Work to be completed:
Repeat each entry word for word. Leave any images out of the copy.

>> START Data lines

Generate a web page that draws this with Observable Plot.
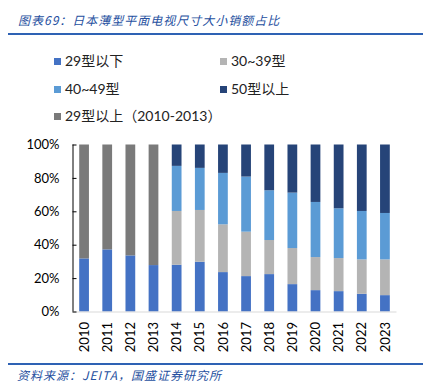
<!DOCTYPE html>
<html><head><meta charset="utf-8">
<script src="https://cdn.jsdelivr.net/npm/d3@7"></script>
<script src="https://cdn.jsdelivr.net/npm/@observablehq/plot@0.6"></script>
<style>
body{margin:0;background:#fff;width:429px;height:392px;position:relative;overflow:hidden;font-family:Lato,"Noto Sans CJK SC",sans-serif;}
.abs{position:absolute;}
.rule{left:8px;width:415px;background:#2e62b4;}
#title{left:18px;top:13px;font-size:12px;line-height:14px;font-style:italic;color:#2650a0;letter-spacing:1px;font-family:"Noto Sans CJK SC",sans-serif;}
#source{left:17px;top:368px;font-size:12px;line-height:14px;font-style:italic;color:#2650a0;letter-spacing:1px;font-family:"Noto Sans CJK SC",sans-serif;}
.lg{position:absolute;display:flex;align-items:center;font-size:14px;line-height:16px;color:#222;white-space:nowrap;}
.lg span.sw{display:inline-block;width:7px;height:7px;margin-right:4px;}
</style></head><body>
<div id="title" class="abs">图表69：日本薄型平面电视尺寸大小销额占比</div>
<div class="abs rule" style="top:33px;height:2px"></div>
<div id="legend"></div>
<div id="chart" class="abs" style="top:130px;left:0"></div>
<div class="abs rule" style="top:363px;height:1.5px"></div>
<div id="source" class="abs">资料来源：JEITA，国盛证券研究所</div>
<script>
const years = [2010,2011,2012,2013,2014,2015,2016,2017,2018,2019,2020,2021,2022,2023];
const seriesNames = ["29型以下","30~39型","40~49型","50型以上","29型以上（2010-2013）"];
const seriesColors = ["#4472C4","#B4B4B4","#5B9BD5","#264478","#7A7A7A"];
const v29Below  = [31.8,37.2,33.6,27.8,28.0,29.8,23.6,21.2,22.4,16.4,12.8,12.2,10.6,9.8];
const v30to39   = [null,null,null,null,32.2,31.0,28.6,26.6,20.4,21.6,19.8,19.8,20.6,21.4];
const v40to49   = [null,null,null,null,27.0,25.2,30.8,33.0,29.8,33.2,33.0,29.8,29.0,27.8];
const v50Above  = [null,null,null,null,12.8,14.0,17.0,19.2,27.4,28.8,34.4,38.2,39.8,41.0];
const v29Above  = [68.2,62.8,66.4,72.2,null,null,null,null,null,null,null,null,null,null];
const yTicks = [0,20,40,60,80,100];

// stack order bottom -> top
const stackSeries = [
  [seriesNames[0], v29Below],
  [seriesNames[4], v29Above],
  [seriesNames[1], v30to39],
  [seriesNames[2], v40to49],
  [seriesNames[3], v50Above]
];
const rows = [];
years.forEach((yr, i) => {
  let acc = 0;
  for (const [name, vals] of stackSeries) {
    const v = vals[i];
    if (v == null) continue;
    rows.push({year: yr, series: name, y1: acc, y2: acc + v});
    acc += v;
  }
});

// legend (HTML)
const legendPos = [[54,61],[220,61],[54,89],[220,89],[54,116]];
const lg = document.getElementById("legend");
seriesNames.forEach((n, i) => {
  const d = document.createElement("div");
  d.className = "lg";
  d.style.left = legendPos[i][0] + "px";
  d.style.top = (legendPos[i][1] - 8) + "px";
  d.innerHTML = `<span class="sw" style="background:${seriesColors[i]}"></span><span>${n}</span>`;
  lg.appendChild(d);
});

const chart = Plot.plot({
  width: 429,
  height: 230,
  marginTop: 14.5,
  marginBottom: 48.5,
  marginLeft: 72.5,
  marginRight: 32.5,
  x: {type: "linear", domain: [2009.5, 2023.5]},
  y: {domain: [0, 100]},
  color: {domain: seriesNames, range: seriesColors},
  style: {fontFamily: 'Lato, "Noto Sans CJK SC", sans-serif', fontSize: "13px", color: "#000", background: "#fff"},
  marks: [
    Plot.rect(rows, {x1: d => d.year - 0.5, x2: d => d.year + 0.5, y1: "y1", y2: "y2", fill: "series", insetLeft: 6.7, insetRight: 6.7}),
    Plot.ruleY([0], {stroke: "#d9d9d9", strokeWidth: 1}),
    Plot.ruleX([2009.5], {stroke: "#000", strokeWidth: 1}),
    Plot.axisY({ticks: yTicks, tickFormat: d => d + "%", tickSize: -4, tickPadding: 17.5, label: null}),
    Plot.axisX({ticks: years, tickFormat: d => String(d), tickRotate: -90, tickSize: 0, tickPadding: 10, label: null})
  ]
});
document.getElementById("chart").appendChild(chart);
</script>
</body></html>
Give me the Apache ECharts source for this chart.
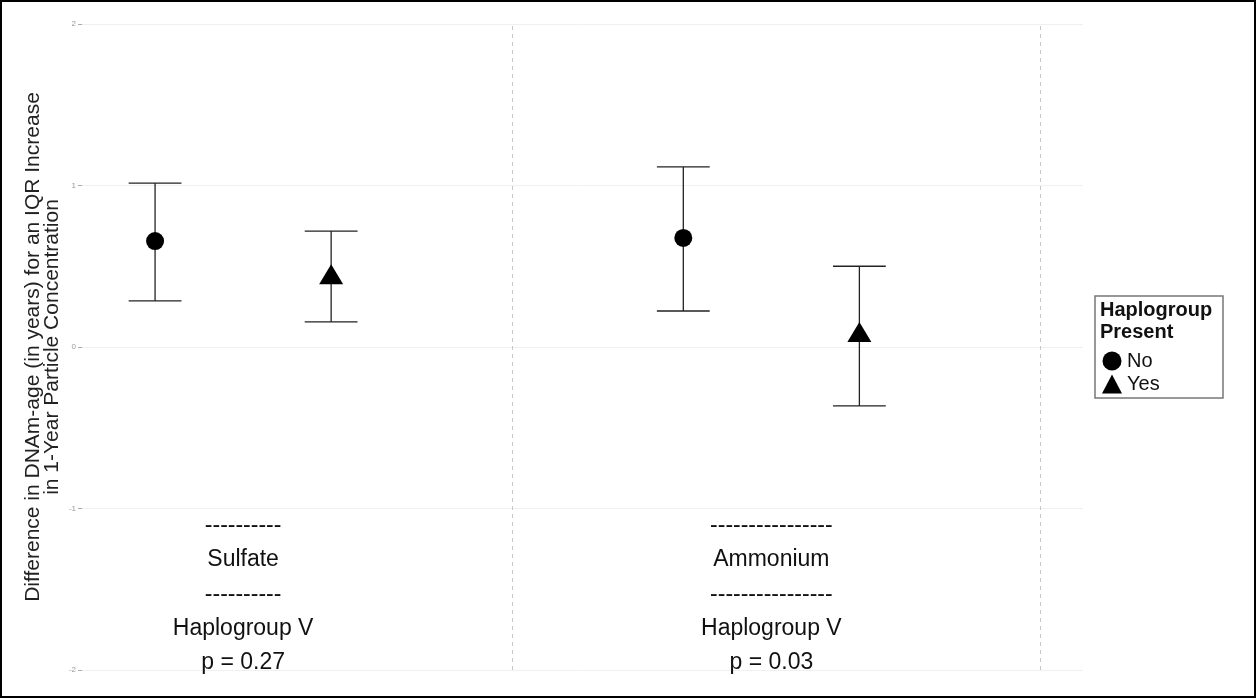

>> END Data lines

Response to this exercise:
Generate a web page that draws this with Observable Plot.
<!DOCTYPE html>
<html><head><meta charset="utf-8">
<script src="https://cdn.jsdelivr.net/npm/d3@7"></script>
<script src="https://cdn.jsdelivr.net/npm/@observablehq/plot@0.6"></script>
<style>
body{margin:0;background:#fff;width:429px;height:392px;position:relative;overflow:hidden;font-family:Lato,"Noto Sans CJK SC",sans-serif;}
.abs{position:absolute;}
.rule{left:8px;width:415px;background:#2e62b4;}
#title{left:18px;top:13px;font-size:12px;line-height:14px;font-style:italic;color:#2650a0;letter-spacing:1px;font-family:"Noto Sans CJK SC",sans-serif;}
#source{left:17px;top:368px;font-size:12px;line-height:14px;font-style:italic;color:#2650a0;letter-spacing:1px;font-family:"Noto Sans CJK SC",sans-serif;}
.lg{position:absolute;display:flex;align-items:center;font-size:14px;line-height:16px;color:#222;white-space:nowrap;}
.lg span.sw{display:inline-block;width:7px;height:7px;margin-right:4px;}
</style></head><body>
<div id="title" class="abs">图表69：日本薄型平面电视尺寸大小销额占比</div>
<div class="abs rule" style="top:33px;height:2px"></div>
<div id="legend"></div>
<div id="chart" class="abs" style="top:130px;left:0"></div>
<div class="abs rule" style="top:363px;height:1.5px"></div>
<div id="source" class="abs">资料来源：JEITA，国盛证券研究所</div>
<script>
const years = [2010,2011,2012,2013,2014,2015,2016,2017,2018,2019,2020,2021,2022,2023];
const seriesNames = ["29型以下","30~39型","40~49型","50型以上","29型以上（2010-2013）"];
const seriesColors = ["#4472C4","#B4B4B4","#5B9BD5","#264478","#7A7A7A"];
const v29Below  = [31.8,37.2,33.6,27.8,28.0,29.8,23.6,21.2,22.4,16.4,12.8,12.2,10.6,9.8];
const v30to39   = [null,null,null,null,32.2,31.0,28.6,26.6,20.4,21.6,19.8,19.8,20.6,21.4];
const v40to49   = [null,null,null,null,27.0,25.2,30.8,33.0,29.8,33.2,33.0,29.8,29.0,27.8];
const v50Above  = [null,null,null,null,12.8,14.0,17.0,19.2,27.4,28.8,34.4,38.2,39.8,41.0];
const v29Above  = [68.2,62.8,66.4,72.2,null,null,null,null,null,null,null,null,null,null];
const yTicks = [0,20,40,60,80,100];

// stack order bottom -> top
const stackSeries = [
  [seriesNames[0], v29Below],
  [seriesNames[4], v29Above],
  [seriesNames[1], v30to39],
  [seriesNames[2], v40to49],
  [seriesNames[3], v50Above]
];
const rows = [];
years.forEach((yr, i) => {
  let acc = 0;
  for (const [name, vals] of stackSeries) {
    const v = vals[i];
    if (v == null) continue;
    rows.push({year: yr, series: name, y1: acc, y2: acc + v});
    acc += v;
  }
});

// legend (HTML)
const legendPos = [[54,61],[220,61],[54,89],[220,89],[54,116]];
const lg = document.getElementById("legend");
seriesNames.forEach((n, i) => {
  const d = document.createElement("div");
  d.className = "lg";
  d.style.left = legendPos[i][0] + "px";
  d.style.top = (legendPos[i][1] - 8) + "px";
  d.innerHTML = `<span class="sw" style="background:${seriesColors[i]}"></span><span>${n}</span>`;
  lg.appendChild(d);
});

const chart = Plot.plot({
  width: 429,
  height: 230,
  marginTop: 14.5,
  marginBottom: 48.5,
  marginLeft: 72.5,
  marginRight: 32.5,
  x: {type: "linear", domain: [2009.5, 2023.5]},
  y: {domain: [0, 100]},
  color: {domain: seriesNames, range: seriesColors},
  style: {fontFamily: 'Lato, "Noto Sans CJK SC", sans-serif', fontSize: "13px", color: "#000", background: "#fff"},
  marks: [
    Plot.rect(rows, {x1: d => d.year - 0.5, x2: d => d.year + 0.5, y1: "y1", y2: "y2", fill: "series", insetLeft: 6.7, insetRight: 6.7}),
    Plot.ruleY([0], {stroke: "#d9d9d9", strokeWidth: 1}),
    Plot.ruleX([2009.5], {stroke: "#000", strokeWidth: 1}),
    Plot.axisY({ticks: yTicks, tickFormat: d => d + "%", tickSize: -4, tickPadding: 17.5, label: null}),
    Plot.axisX({ticks: years, tickFormat: d => String(d), tickRotate: -90, tickSize: 0, tickPadding: 10, label: null})
  ]
});
document.getElementById("chart").appendChild(chart);
</script>
</body></html>
Give me the Apache ECharts source for this chart.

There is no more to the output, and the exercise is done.